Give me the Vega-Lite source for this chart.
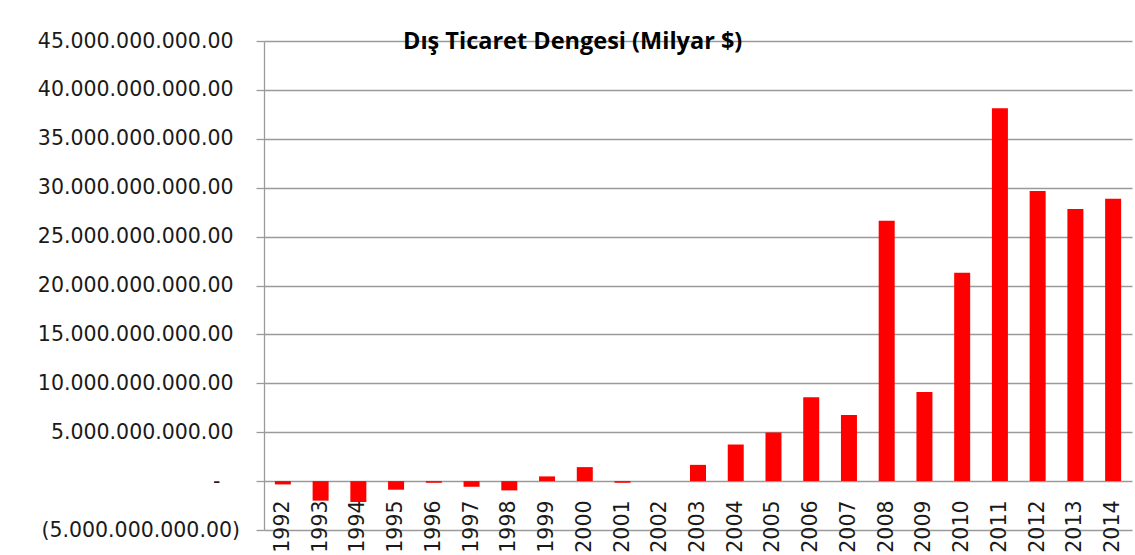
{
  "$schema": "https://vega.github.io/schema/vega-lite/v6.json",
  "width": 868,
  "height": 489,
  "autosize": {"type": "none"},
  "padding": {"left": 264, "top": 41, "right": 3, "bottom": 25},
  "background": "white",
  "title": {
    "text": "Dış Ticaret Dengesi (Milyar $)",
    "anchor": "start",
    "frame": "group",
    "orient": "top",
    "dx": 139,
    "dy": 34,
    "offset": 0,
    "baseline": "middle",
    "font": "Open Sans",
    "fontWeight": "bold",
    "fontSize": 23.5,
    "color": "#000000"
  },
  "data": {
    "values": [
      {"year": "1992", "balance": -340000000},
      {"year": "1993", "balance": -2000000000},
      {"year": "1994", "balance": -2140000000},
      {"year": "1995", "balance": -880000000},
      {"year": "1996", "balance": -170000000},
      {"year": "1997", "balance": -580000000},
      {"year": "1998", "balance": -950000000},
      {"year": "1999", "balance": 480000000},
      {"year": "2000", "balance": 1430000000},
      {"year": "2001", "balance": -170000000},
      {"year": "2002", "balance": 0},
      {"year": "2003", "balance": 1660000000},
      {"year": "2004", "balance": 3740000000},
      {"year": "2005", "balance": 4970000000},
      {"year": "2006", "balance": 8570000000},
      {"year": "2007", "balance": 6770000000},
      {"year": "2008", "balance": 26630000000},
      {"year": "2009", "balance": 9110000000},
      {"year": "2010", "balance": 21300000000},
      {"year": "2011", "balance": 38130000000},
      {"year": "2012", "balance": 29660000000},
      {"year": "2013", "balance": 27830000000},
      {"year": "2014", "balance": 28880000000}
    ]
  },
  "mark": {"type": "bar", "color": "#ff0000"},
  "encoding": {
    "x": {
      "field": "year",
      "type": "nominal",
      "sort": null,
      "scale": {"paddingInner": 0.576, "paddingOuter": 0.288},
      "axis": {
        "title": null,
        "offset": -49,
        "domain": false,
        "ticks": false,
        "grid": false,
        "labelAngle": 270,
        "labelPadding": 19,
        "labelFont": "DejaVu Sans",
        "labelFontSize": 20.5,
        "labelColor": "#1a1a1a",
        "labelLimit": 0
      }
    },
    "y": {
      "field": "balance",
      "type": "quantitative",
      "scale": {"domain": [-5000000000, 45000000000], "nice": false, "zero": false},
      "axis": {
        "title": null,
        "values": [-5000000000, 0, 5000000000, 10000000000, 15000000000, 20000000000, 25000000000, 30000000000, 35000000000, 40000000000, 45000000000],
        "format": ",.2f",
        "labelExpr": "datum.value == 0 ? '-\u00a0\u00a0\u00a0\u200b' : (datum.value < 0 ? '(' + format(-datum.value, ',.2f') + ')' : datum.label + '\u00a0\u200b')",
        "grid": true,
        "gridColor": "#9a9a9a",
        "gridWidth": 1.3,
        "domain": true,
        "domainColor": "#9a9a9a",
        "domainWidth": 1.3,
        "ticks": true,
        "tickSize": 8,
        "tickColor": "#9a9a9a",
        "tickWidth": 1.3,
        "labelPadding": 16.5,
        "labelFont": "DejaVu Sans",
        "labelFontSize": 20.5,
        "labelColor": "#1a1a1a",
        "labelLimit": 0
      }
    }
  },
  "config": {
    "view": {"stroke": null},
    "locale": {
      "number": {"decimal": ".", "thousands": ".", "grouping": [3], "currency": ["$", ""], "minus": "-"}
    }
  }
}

• What you need to do
Give back every line exactly as it stands, pictures excluded.

• Task response
Give me the Vega-Lite source for this chart.
{
  "$schema": "https://vega.github.io/schema/vega-lite/v6.json",
  "width": 868,
  "height": 489,
  "autosize": {"type": "none"},
  "padding": {"left": 264, "top": 41, "right": 3, "bottom": 25},
  "background": "white",
  "title": {
    "text": "Dış Ticaret Dengesi (Milyar $)",
    "anchor": "start",
    "frame": "group",
    "orient": "top",
    "dx": 139,
    "dy": 34,
    "offset": 0,
    "baseline": "middle",
    "font": "Open Sans",
    "fontWeight": "bold",
    "fontSize": 23.5,
    "color": "#000000"
  },
  "data": {
    "values": [
      {"year": "1992", "balance": -340000000},
      {"year": "1993", "balance": -2000000000},
      {"year": "1994", "balance": -2140000000},
      {"year": "1995", "balance": -880000000},
      {"year": "1996", "balance": -170000000},
      {"year": "1997", "balance": -580000000},
      {"year": "1998", "balance": -950000000},
      {"year": "1999", "balance": 480000000},
      {"year": "2000", "balance": 1430000000},
      {"year": "2001", "balance": -170000000},
      {"year": "2002", "balance": 0},
      {"year": "2003", "balance": 1660000000},
      {"year": "2004", "balance": 3740000000},
      {"year": "2005", "balance": 4970000000},
      {"year": "2006", "balance": 8570000000},
      {"year": "2007", "balance": 6770000000},
      {"year": "2008", "balance": 26630000000},
      {"year": "2009", "balance": 9110000000},
      {"year": "2010", "balance": 21300000000},
      {"year": "2011", "balance": 38130000000},
      {"year": "2012", "balance": 29660000000},
      {"year": "2013", "balance": 27830000000},
      {"year": "2014", "balance": 28880000000}
    ]
  },
  "mark": {"type": "bar", "color": "#ff0000"},
  "encoding": {
    "x": {
      "field": "year",
      "type": "nominal",
      "sort": null,
      "scale": {"paddingInner": 0.576, "paddingOuter": 0.288},
      "axis": {
        "title": null,
        "offset": -49,
        "domain": false,
        "ticks": false,
        "grid": false,
        "labelAngle": 270,
        "labelPadding": 19,
        "labelFont": "DejaVu Sans",
        "labelFontSize": 20.5,
        "labelColor": "#1a1a1a",
        "labelLimit": 0
      }
    },
    "y": {
      "field": "balance",
      "type": "quantitative",
      "scale": {"domain": [-5000000000, 45000000000], "nice": false, "zero": false},
      "axis": {
        "title": null,
        "values": [-5000000000, 0, 5000000000, 10000000000, 15000000000, 20000000000, 25000000000, 30000000000, 35000000000, 40000000000, 45000000000],
        "format": ",.2f",
        "labelExpr": "datum.value == 0 ? '-\u00a0\u00a0\u00a0\u200b' : (datum.value < 0 ? '(' + format(-datum.value, ',.2f') + ')' : datum.label + '\u00a0\u200b')",
        "grid": true,
        "gridColor": "#9a9a9a",
        "gridWidth": 1.3,
        "domain": true,
        "domainColor": "#9a9a9a",
        "domainWidth": 1.3,
        "ticks": true,
        "tickSize": 8,
        "tickColor": "#9a9a9a",
        "tickWidth": 1.3,
        "labelPadding": 16.5,
        "labelFont": "DejaVu Sans",
        "labelFontSize": 20.5,
        "labelColor": "#1a1a1a",
        "labelLimit": 0
      }
    }
  },
  "config": {
    "view": {"stroke": null},
    "locale": {
      "number": {"decimal": ".", "thousands": ".", "grouping": [3], "currency": ["$", ""], "minus": "-"}
    }
  }
}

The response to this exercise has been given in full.